To the pragmatist, this is all irrelevant. He must act. And how should he act if he has no ideology? He accepts the default philosophy of the culture: altruism and self-sacrifice are morally good and selfishness is evil. Therefore, to “act” means to act in a way that maximizes sacrifice and that reduces selfishness. For example, if some people are richer than others, they must be forced to give away some of their wealth to those who are poorer. If a corporation is seeking to profit, they must be throttled with taxes and regulations. But isn’t this an ideology? It is, but to the pragmatist minds of Obama, the academics, and the liberal media it is metaphysically given that altruism is the standard of morality. Anyone who would argue that wealth belongs to the person who earns it would be cast as a lunatic or worse – an “extremist”… gasp.

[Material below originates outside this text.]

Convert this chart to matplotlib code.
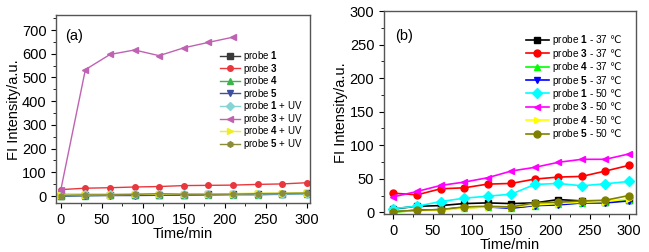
import matplotlib
matplotlib.use("Agg")
import matplotlib.pyplot as plt
from matplotlib.ticker import MultipleLocator

plt.rcParams['font.family'] = ['Liberation Sans', 'DejaVu Sans']
plt.rcParams['mathtext.fontset'] = 'custom'
plt.rcParams['mathtext.rm'] = 'Liberation Sans'
plt.rcParams['mathtext.bf'] = 'Liberation Sans:bold'
plt.rcParams['mathtext.sf'] = 'DejaVu Sans'

# ---- data panel (a) ----
time_a = [0, 30, 60, 90, 120, 150, 180, 210, 240, 270, 300]
time_a_uv3 = [0, 30, 60, 90, 120, 150, 180, 210]
a_probe1 = [2, 3, 4, 5, 5, 6, 7, 8, 9, 10, 12]
a_probe3 = [27, 33, 35, 38, 40, 44, 45, 46, 49, 51, 56]
a_probe4 = [0, 2, 3, 4, 4, 5, 5, 6, 6, 8, 10]
a_probe5 = [0, 1, 2, 2, 3, 4, 5, 6, 6, 7, 8]
a_probe1_uv = [8, 8, 8, 8, 8, 9, 9, 9, 9, 9, 8]
a_probe3_uv = [25, 533, 597, 616, 592, 625, 648, 670]
a_probe4_uv = [3, 5, 6, 7, 8, 8, 9, 10, 12, 12, 13]
a_probe5_uv = [2, 5, 5, 7, 10, 7, 7, 8, 10, 11, 12]

# ---- data panel (b) ----
time_b = [0, 30, 60, 90, 120, 150, 180, 210, 240, 270, 300]
b_probe1_37 = [5, 9, 10, 13, 14, 13, 14, 19, 17, 16, 18]
b_probe3_37 = [28.5, 26, 35, 36.5, 42, 43, 49.5, 52.5, 53.5, 61.5, 70]
b_probe4_37 = [0, 3, 4, 7, 8, 7, 10, 12, 14, 15, 18]
b_probe5_37 = [1, 3, 4, 7, 8, 6, 10, 11, 14, 14, 17]
b_probe1_50 = [5.5, 9, 16, 21, 24, 27, 41.5, 43, 39.5, 42.5, 46]
b_probe3_50 = [23, 31, 40, 45, 51.5, 61.5, 67, 74.5, 79, 79, 87]
b_probe4_50 = [1, 2, 3, 6, 8, 8, 11, 13, 15, 16, 20]
b_probe5_50 = [1, 3, 4, 8, 9, 8, 14, 15, 17, 18, 25]

fig = plt.figure(figsize=(6.49, 2.52), dpi=100)
axa = fig.add_axes([0.0868, 0.193, 0.4777 - 0.0868, 0.939 - 0.193])
axb = fig.add_axes([0.5917, 0.1496, 0.98 - 0.5917, 0.956 - 0.1496])

series_a = [
    (time_a, a_probe1, '#3a3a3a', 's', r'probe $\mathbf{1}$'),
    (time_a, a_probe3, '#e8383d', 'o', r'probe $\mathbf{3}$'),
    (time_a, a_probe4, '#3cb44b', '^', r'probe $\mathbf{4}$'),
    (time_a, a_probe5, '#3d4f9e', 'v', r'probe $\mathbf{5}$'),
    (time_a, a_probe1_uv, '#86d4d4', 'D', r'probe $\mathbf{1}$ + UV'),
    (time_a_uv3, a_probe3_uv, '#c062b2', '<', r'probe $\mathbf{3}$ + UV'),
    (time_a, a_probe4_uv, '#eeee22', '>', r'probe $\mathbf{4}$ + UV'),
    (time_a, a_probe5_uv, '#8b8b3c', 'h', r'probe $\mathbf{5}$ + UV'),
]
for x, y, c, m, lab in series_a:
    axa.plot(x, y, color=c, marker=m, markersize=4, linewidth=1.0, label=lab)

deg = r'$\mathsf{℃}$'
series_b = [
    (b_probe1_37, '#000000', 's', r'probe $\mathbf{1}$ - 37 ' + deg),
    (b_probe3_37, '#ff0000', 'o', r'probe $\mathbf{3}$ - 37 ' + deg),
    (b_probe4_37, '#00ff00', '^', r'probe $\mathbf{4}$ - 37 ' + deg),
    (b_probe5_37, '#0000ff', 'v', r'probe $\mathbf{5}$ - 37 ' + deg),
    (b_probe1_50, '#00ffff', 'D', r'probe $\mathbf{1}$ - 50 ' + deg),
    (b_probe3_50, '#ff00ff', '<', r'probe $\mathbf{3}$ - 50 ' + deg),
    (b_probe4_50, '#ffff00', '>', r'probe $\mathbf{4}$ - 50 ' + deg),
    (b_probe5_50, '#808000', 'o', r'probe $\mathbf{5}$ - 50 ' + deg),
]
for y, c, m, lab in series_b:
    axb.plot(time_b, y, color=c, marker=m, markersize=5, linewidth=1.2, label=lab)

for ax in (axa, axb):
    ax.xaxis.set_major_locator(MultipleLocator(50))
    ax.xaxis.set_minor_locator(MultipleLocator(25))
    ax.tick_params(which='both', direction='out', top=False, right=False, labelsize=10.5)
    ax.tick_params(which='major', length=3.5)
    ax.tick_params(which='minor', length=2)
    ax.set_xlabel('Time/min', fontsize=10.5, labelpad=0)
    ax.set_ylabel('FI Intensity/a.u.', fontsize=10.5, labelpad=1)
    for s in ax.spines.values():
        s.set_linewidth(1.0)
        s.set_color('#555555')

axa.set_xlim(-5.4, 304)
axa.set_ylim(-31, 762)
axa.yaxis.set_major_locator(MultipleLocator(100))
axa.yaxis.set_minor_locator(MultipleLocator(50))
axa.text(0.035, 0.93, '(a)', transform=axa.transAxes, fontsize=10.5, va='top', ha='left')
axa.legend(loc='upper left', bbox_to_anchor=(0.645, 0.82), frameon=False, fontsize=7,
           handlelength=2.1, handletextpad=0.3, labelspacing=-0.15, borderaxespad=0.0,
           borderpad=0.0)

axb.set_xlim(-12, 309)
axb.set_ylim(-3, 300)
axb.yaxis.set_major_locator(MultipleLocator(50))
axb.yaxis.set_minor_locator(MultipleLocator(25))
axb.text(0.045, 0.91, '(b)', transform=axb.transAxes, fontsize=10.5, va='top', ha='left')
axb.legend(loc='upper left', bbox_to_anchor=(0.563, 0.89), frameon=False, fontsize=7.3,
           handlelength=2.25, handletextpad=0.3, labelspacing=-0.06, borderaxespad=0.0,
           borderpad=0.0)

fig.savefig('out.png', dpi=100)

Even Republicans will not make this argument. Republicans make a “practical” argument that Obama’s plan is destined to failure which it is, however, they do not question the ethical premise underlying the proposal nor can they uphold a proper morality based on reason, self-interest, and individual rights. Thus, the Republicans "compromise" with the Left which means, instead of opposing the program on principle, they fight for say 10% less than otherwise while "me too-ing" the pragmatist-altruistic sentiment that they are acting bi-partisan, helping the poor, sticking it to the rich, etc. This pisses off the principled voters who backed Republicans because they bought their "less government" rhetoric and pisses off the Left who rightly see them as hypocrites who publicly proclaim sympthathy for the Left's ethical philosophy while trying to obstruct it politically. This is why the Republican's keep losing and the country keeps drifting Leftward.
Defenders of freedom and capitalism need to argue that partisanship is good. Ideology and principles do matter. We need to argue that Obama's ideology of non-ideololgy is profoundly wrong and is a smoke screen that obscures his underlying philosophy of altruism, collectivism and statism. Before we can argue for the right principles, we need to argue for principles!